Yep, One Lonely Night is also great. One of the best first chapters in any Spillane, and the perfect thing to throw in the face of anyone who says Mickey couldn't really write. And it's as hardcore Commie-hatin' as anything churned out in that era, the reds make Hammer rabid. I've read that one a couple of times, too -- kept a copy in my desk all through grad school. I still like I, The Jury better, just for the pure single-minded-of-purpose unstoppable vengefulness of it, but you can't go wrong with One Lonely Night, either. I also love The Girl Hunters, just for that ending. That ending's a monster.
I've only read one of the Tiger Mann books, and liked it fine. Not as much as Hammer, but, tastes are different. I'll definitely read the others at some point. Hell, anything Mickey turned out, I'll read. Just don't start with the newer Hammer books. They're not bad, but not as good as the old ones. There was one that was kind of ridiculous... Black Alley, I think it was, where Hammer starts the book with a couple of .357 Magnum slugs in the torso, and has to solve a case while recovering (as if recovering from a couple of .357 rounds is actually a thing). Definitely don't start with that one.
To put it in psychological terms, Tiger is a sardonic psychopath, while Mike is a foggy neurotic. I think this is closely related with one is a spy and another a private detective. It's curious a novel as good as One Lonely Night has a spy component. Matter of taste.

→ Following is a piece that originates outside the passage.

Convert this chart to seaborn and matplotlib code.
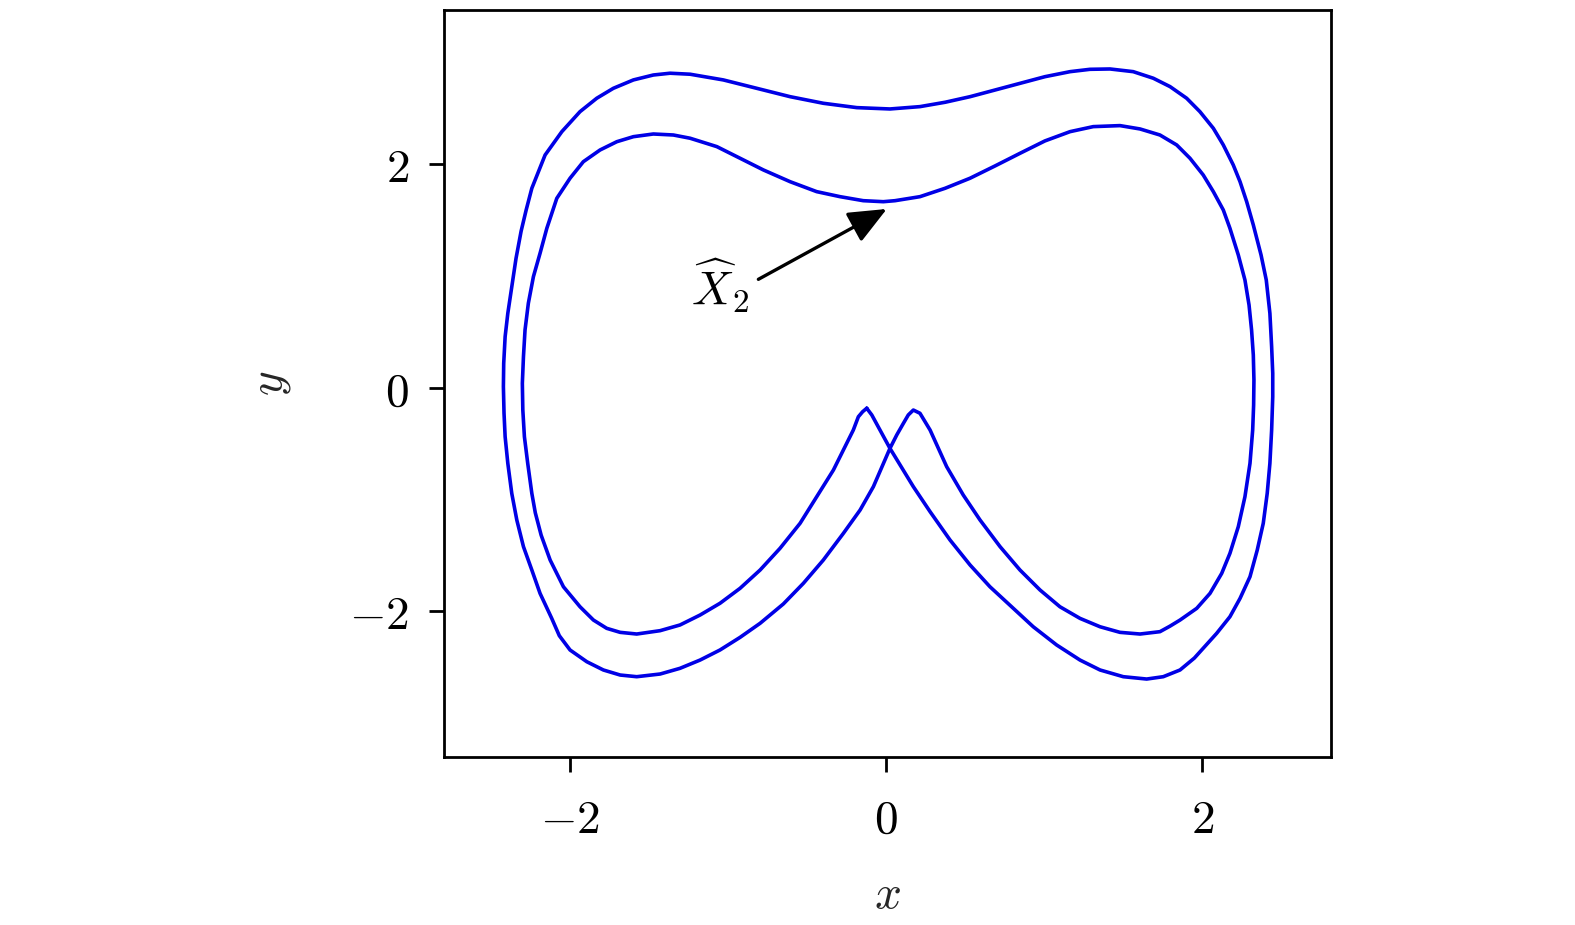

Thanks a lot for the comments, everyone. "One Lonely Night" is a Spillane I definitely intend to read, as Stephen sold me on it via his glowing endorsements a few years ago. Actually I guess more accurately I'll be "listening" to it -- I got the unabridged audiobooks of the Hammer novels through Interlibrary Loan, ripped them to MP3, and plan to listen to them during my work commute. I'll start with "I, The Jury," mostly because it's the first one! (And also I'm a big fan of the sleazy 1982 film version with Armand Assante and Barbara Carrerra!)